__Data excerpt__
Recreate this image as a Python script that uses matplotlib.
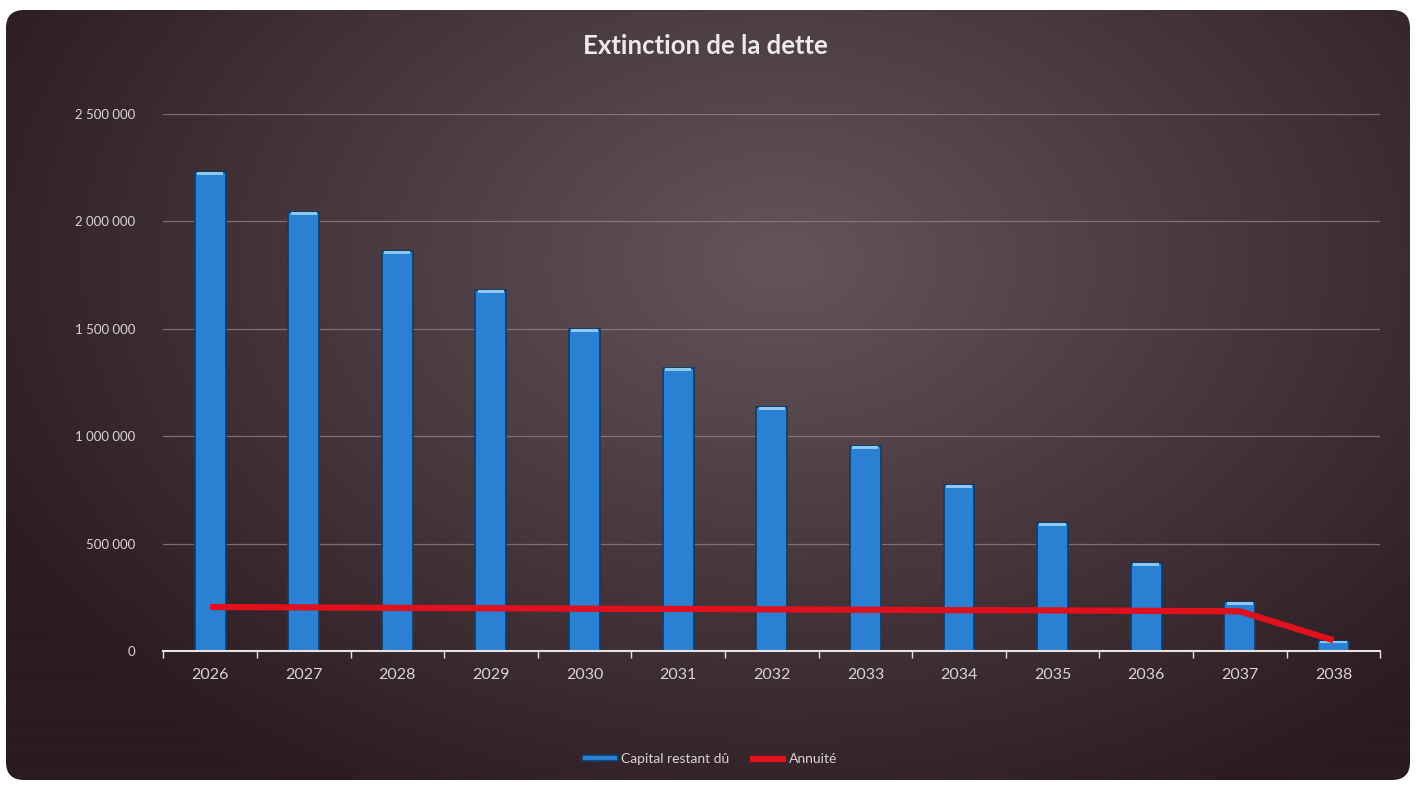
"""
Extinction de la dette - capital restant dû (barres) et annuité (ligne).
Output: out.png
"""

import matplotlib.pyplot as plt
import numpy as np
from matplotlib.patches import FancyBboxPatch
from matplotlib.ticker import FuncFormatter, MultipleLocator

# --- Data --------------------------------------------------------------------
years = ["2026", "2027", "2028", "2029", "2030", "2031", "2032",
         "2033", "2034", "2035", "2036", "2037", "2038"]
capital_restant = [2230000, 2044000, 1862000, 1681000, 1499000, 1317000, 1136000,
                   954000, 773000, 596000, 410000, 228000, 47000]
annuite = [205000, 203000, 201000, 199000, 197000, 196000, 194000,
           192000, 190000, 189000, 187000, 185000, 50000]

# --- Style -------------------------------------------------------------------
plt.rcParams["font.family"] = ["Lato", "DejaVu Sans"]
TEXT = "#d9d4d6"
BAR = "#2a80d2"
BAR_EDGE = "#103c68"
CAP = "#8cc8f2"
RED = "#e0101c"

fig = plt.figure(figsize=(14.2, 7.85), dpi=100)
fig.patch.set_facecolor("white")

# background panel with a soft radial gradient
bg = fig.add_axes([0, 0, 1, 1], zorder=0)
bg.set_xlim(0, 1420)
bg.set_ylim(785, 0)
bg.axis("off")
gy, gx = np.mgrid[0:785:4, 0:1420:4]
r = np.sqrt(((gx - 780) / 900) ** 2 + ((gy - 260) / 620) ** 2)
shade = np.clip(1 - r, 0, 1)
dark = np.array([0x2b, 0x1b, 0x20]) / 255
light = np.array([0x63, 0x55, 0x5a]) / 255
img = dark + shade[..., None] * (light - dark)
im = bg.imshow(img, extent=(0, 1420, 785, 0), aspect="auto", interpolation="bicubic")
panel = FancyBboxPatch((6, 10), 1404, 770, boxstyle="round,pad=0,rounding_size=18",
                       transform=bg.transData, facecolor="none", edgecolor="none")
bg.add_patch(panel)
im.set_clip_path(panel)

# --- Chart -------------------------------------------------------------------
ax = fig.add_axes([0.115, 0.1707, 0.857, 0.684], zorder=1)
ax.set_facecolor("none")
x = np.arange(len(years))
vals = np.array(capital_restant)

bars = ax.bar(x, vals, width=0.33, color=BAR, edgecolor=BAR_EDGE, linewidth=1.2,
              label="Capital restant dû", zorder=2)
cap_h = 12000
ax.bar(x, np.full(len(x), cap_h), bottom=vals - cap_h, width=0.28, color=CAP,
       linewidth=0, zorder=3)
line, = ax.plot(x, annuite, color=RED, linewidth=4.5, solid_capstyle="butt",
                label="Annuité", zorder=4)

ax.set_xlim(-0.5, len(years) - 0.5)
ax.set_ylim(0, 2500000)
ax.yaxis.set_major_locator(MultipleLocator(500000))
ax.yaxis.set_major_formatter(FuncFormatter(lambda v, _: f"{int(v):,}".replace(",", " ")))
ax.grid(axis="y", color="#8e7f85", linewidth=0.9, alpha=0.8, zorder=0)
ax.set_axisbelow(True)

for side in ("top", "right", "left"):
    ax.spines[side].set_visible(False)
ax.spines["bottom"].set_color("#e6e2e4")
ax.spines["bottom"].set_linewidth(1.5)

ax.set_xticks(x)
ax.set_xticklabels(years)
ax.set_xticks(np.arange(-0.5, len(years)), minor=True)
ax.tick_params(axis="x", which="major", length=0, pad=12, labelsize=11.5, labelcolor=TEXT)
ax.tick_params(axis="x", which="minor", length=5, width=1, color="#e6e2e4", direction="out")
ax.tick_params(axis="y", length=0, pad=20, labelsize=9.5, labelcolor=TEXT)

fig.text(0.497, 0.942, "Extinction de la dette", ha="center", va="center",
         fontsize=18.5, fontweight="bold", color="#eeeaec")

fig.legend([bars, line], ["Capital restant dû", "Annuité"], loc="center",
           bbox_to_anchor=(0.5, 0.033), ncol=2, frameon=False,
           fontsize=10, labelcolor=TEXT, handlelength=2.6, handleheight=0.35,
           columnspacing=1.5, handletextpad=0.2)

plt.savefig("out.png", dpi=100)
plt.close(fig)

__Exercise aim__
Leave the images out, please, and restate each line word for word.

__Task result__
Recreate this image as a Python script that uses matplotlib.
"""
Extinction de la dette - capital restant dû (barres) et annuité (ligne).
Output: out.png
"""

import matplotlib.pyplot as plt
import numpy as np
from matplotlib.patches import FancyBboxPatch
from matplotlib.ticker import FuncFormatter, MultipleLocator

# --- Data --------------------------------------------------------------------
years = ["2026", "2027", "2028", "2029", "2030", "2031", "2032",
         "2033", "2034", "2035", "2036", "2037", "2038"]
capital_restant = [2230000, 2044000, 1862000, 1681000, 1499000, 1317000, 1136000,
                   954000, 773000, 596000, 410000, 228000, 47000]
annuite = [205000, 203000, 201000, 199000, 197000, 196000, 194000,
           192000, 190000, 189000, 187000, 185000, 50000]

# --- Style -------------------------------------------------------------------
plt.rcParams["font.family"] = ["Lato", "DejaVu Sans"]
TEXT = "#d9d4d6"
BAR = "#2a80d2"
BAR_EDGE = "#103c68"
CAP = "#8cc8f2"
RED = "#e0101c"

fig = plt.figure(figsize=(14.2, 7.85), dpi=100)
fig.patch.set_facecolor("white")

# background panel with a soft radial gradient
bg = fig.add_axes([0, 0, 1, 1], zorder=0)
bg.set_xlim(0, 1420)
bg.set_ylim(785, 0)
bg.axis("off")
gy, gx = np.mgrid[0:785:4, 0:1420:4]
r = np.sqrt(((gx - 780) / 900) ** 2 + ((gy - 260) / 620) ** 2)
shade = np.clip(1 - r, 0, 1)
dark = np.array([0x2b, 0x1b, 0x20]) / 255
light = np.array([0x63, 0x55, 0x5a]) / 255
img = dark + shade[..., None] * (light - dark)
im = bg.imshow(img, extent=(0, 1420, 785, 0), aspect="auto", interpolation="bicubic")
panel = FancyBboxPatch((6, 10), 1404, 770, boxstyle="round,pad=0,rounding_size=18",
                       transform=bg.transData, facecolor="none", edgecolor="none")
bg.add_patch(panel)
im.set_clip_path(panel)

# --- Chart -------------------------------------------------------------------
ax = fig.add_axes([0.115, 0.1707, 0.857, 0.684], zorder=1)
ax.set_facecolor("none")
x = np.arange(len(years))
vals = np.array(capital_restant)

bars = ax.bar(x, vals, width=0.33, color=BAR, edgecolor=BAR_EDGE, linewidth=1.2,
              label="Capital restant dû", zorder=2)
cap_h = 12000
ax.bar(x, np.full(len(x), cap_h), bottom=vals - cap_h, width=0.28, color=CAP,
       linewidth=0, zorder=3)
line, = ax.plot(x, annuite, color=RED, linewidth=4.5, solid_capstyle="butt",
                label="Annuité", zorder=4)

ax.set_xlim(-0.5, len(years) - 0.5)
ax.set_ylim(0, 2500000)
ax.yaxis.set_major_locator(MultipleLocator(500000))
ax.yaxis.set_major_formatter(FuncFormatter(lambda v, _: f"{int(v):,}".replace(",", " ")))
ax.grid(axis="y", color="#8e7f85", linewidth=0.9, alpha=0.8, zorder=0)
ax.set_axisbelow(True)

for side in ("top", "right", "left"):
    ax.spines[side].set_visible(False)
ax.spines["bottom"].set_color("#e6e2e4")
ax.spines["bottom"].set_linewidth(1.5)

ax.set_xticks(x)
ax.set_xticklabels(years)
ax.set_xticks(np.arange(-0.5, len(years)), minor=True)
ax.tick_params(axis="x", which="major", length=0, pad=12, labelsize=11.5, labelcolor=TEXT)
ax.tick_params(axis="x", which="minor", length=5, width=1, color="#e6e2e4", direction="out")
ax.tick_params(axis="y", length=0, pad=20, labelsize=9.5, labelcolor=TEXT)

fig.text(0.497, 0.942, "Extinction de la dette", ha="center", va="center",
         fontsize=18.5, fontweight="bold", color="#eeeaec")

fig.legend([bars, line], ["Capital restant dû", "Annuité"], loc="center",
           bbox_to_anchor=(0.5, 0.033), ncol=2, frameon=False,
           fontsize=10, labelcolor=TEXT, handlelength=2.6, handleheight=0.35,
           columnspacing=1.5, handletextpad=0.2)

plt.savefig("out.png", dpi=100)
plt.close(fig)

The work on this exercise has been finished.